Los gitanos llevaban los genes del canto y la danza en el interior de su sangre. Ben y sus seguidores sabían que algún dios había dado a los pájaros el regalo de sus trinos y que a ellos les había dotado de un gorjeo y unas gargantas prodigiosas. Que sus voces estaban adornadas por una coloratura virtuosa y que empapaba a sus propios cuerpos. Que sus mujeres gitanas, desde jovencitas, contoneaban sus gráciles curvas y movían sus brazos y piernas como lo hacen los juncos de ribera y las ramas de los árboles que se mecen con los vientos.
Tanto talento no podía pasar desapercibido para los habitantes de aquella ciudad tan acogedora, así que Ben y su grupo romaní fue aceptado enseguida por la población, que veía en ellos a verdaderos artistas y amantes de la belleza, como ellos.

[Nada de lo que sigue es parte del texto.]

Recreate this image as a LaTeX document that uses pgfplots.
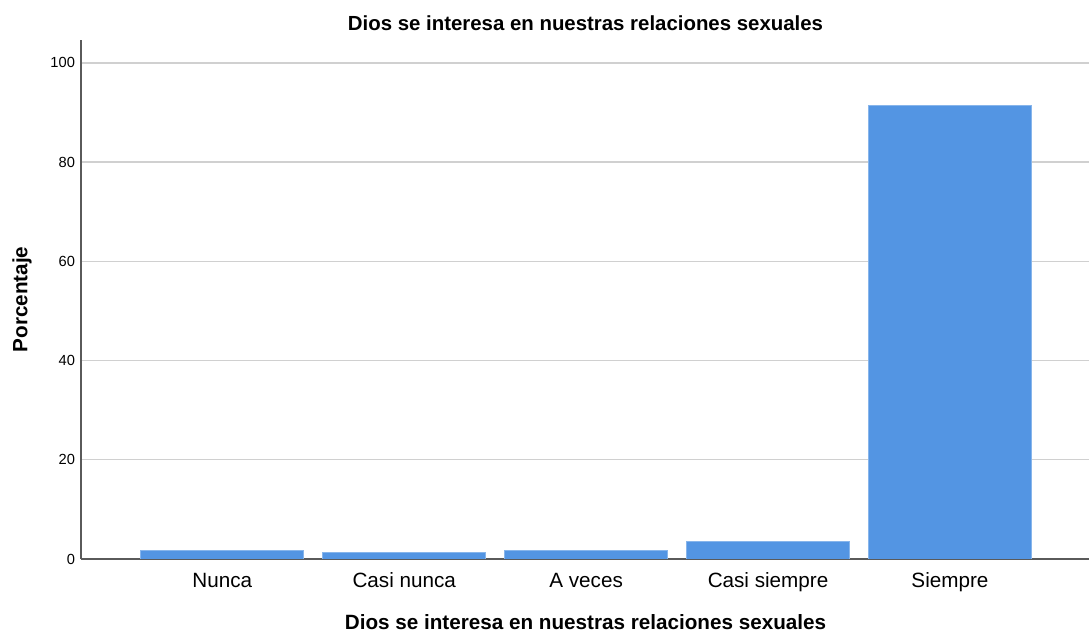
\documentclass[border=0pt]{standalone}
\usepackage{pgfplots}
\pgfplotsset{compat=1.18}
\usepackage{fontspec}
\setmainfont{Liberation Sans}
\definecolor{barblue}{RGB}{83,149,227}
\definecolor{gridgray}{RGB}{208,208,208}
\definecolor{axisgray}{RGB}{90,90,90}
\begin{document}
\begin{tikzpicture}
\begin{axis}[
  scale only axis,
  width=756.75pt, height=389.25pt,
  xmin=-0.777, xmax=4.77,
  ymin=0, ymax=104.6,
  ytick={0,20,40,60,80,100},
  xtick={0,1,2,3,4},
  xticklabels={Nunca,Casi nunca,A veces,Casi siempre,Siempre},
  ymajorgrids, grid style={gridgray, line width=1.1pt},
  axis x line*=bottom, axis y line*=left,
  axis line style={axisgray, line width=0.9pt},
  tick style={draw=none},
  /pgf/number format/assume math mode=true,
  yticklabel style={font=\fontsize{11}{13}\selectfont, xshift=-1pt},
  xticklabel style={font=\fontsize{15.5}{17}\selectfont, anchor=base, yshift=-17.25pt},
  every axis title shift=0pt,
  title={\bfseries Dios se interesa en nuestras relaciones sexuales},
  title style={font=\fontsize{15.3}{17}\selectfont, at={(axis description cs:0.5,1.01734)}, anchor=base},
  xlabel={\bfseries Dios se interesa en nuestras relaciones sexuales},
  xlabel style={font=\fontsize{15.5}{17}\selectfont, at={(axis description cs:0.5,-0.1214)}, anchor=center},
  ylabel={\bfseries Porcentaje},
  ylabel style={font=\fontsize{15.5}{17}\selectfont, at={(axis description cs:-0.0585,0.5)}, anchor=center},
  ybar, bar width=0.896, bar shift=0pt,
]
\addplot[fill=barblue, draw=barblue!70!white, line width=0.6pt] coordinates {
  (0,1.8) (1,1.4) (2,1.8) (3,3.6) (4,91.4)
};
\end{axis}
\pgfresetboundingbox
\path (-60.75pt,-57pt) rectangle (756pt,419.25pt);
\end{tikzpicture}
\end{document}
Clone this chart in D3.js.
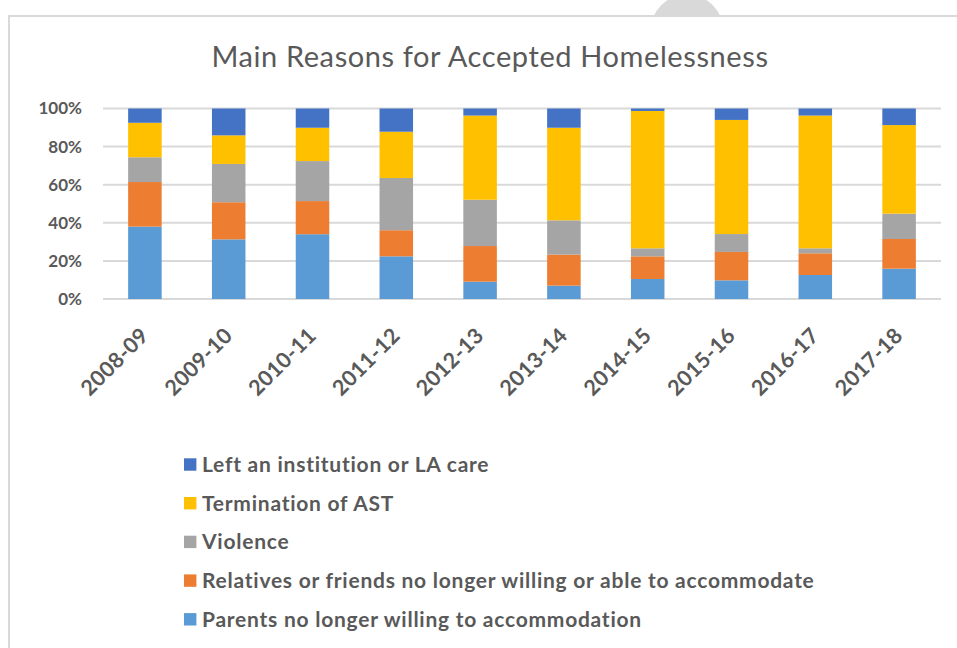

Se arraigaron aquí, en Xerez para siempre -terminaba su monólogo nuestro ‘ilustre’ historiador: “Y aquí fueron felices, ya nunca más vagarían, ni huirían de nada ni de nadie, porque habían encontrado su tierra prometida”. Una ciudad en la que, además, “nacían unos vinos que eran de colores, que parecían que hasta suspiraban y que daban besos deliciosos a sus labios cantaores” -concluyó Picoco.
-¡Quedaos aquí, cantad y bailad para nosotros! -¡Sí, eso, eso, no salid nunca de aquí!- ¡Vivid siempre en Santiago! -¡Vivan, vivan esos gitanos de Xerez! Y cantaban con palmas por bulería: “Arribita en el monte calvario, hay una bandera que bien puesta está. Y él que quiera poner plaza en ella, por Santiago tiene que pasar”.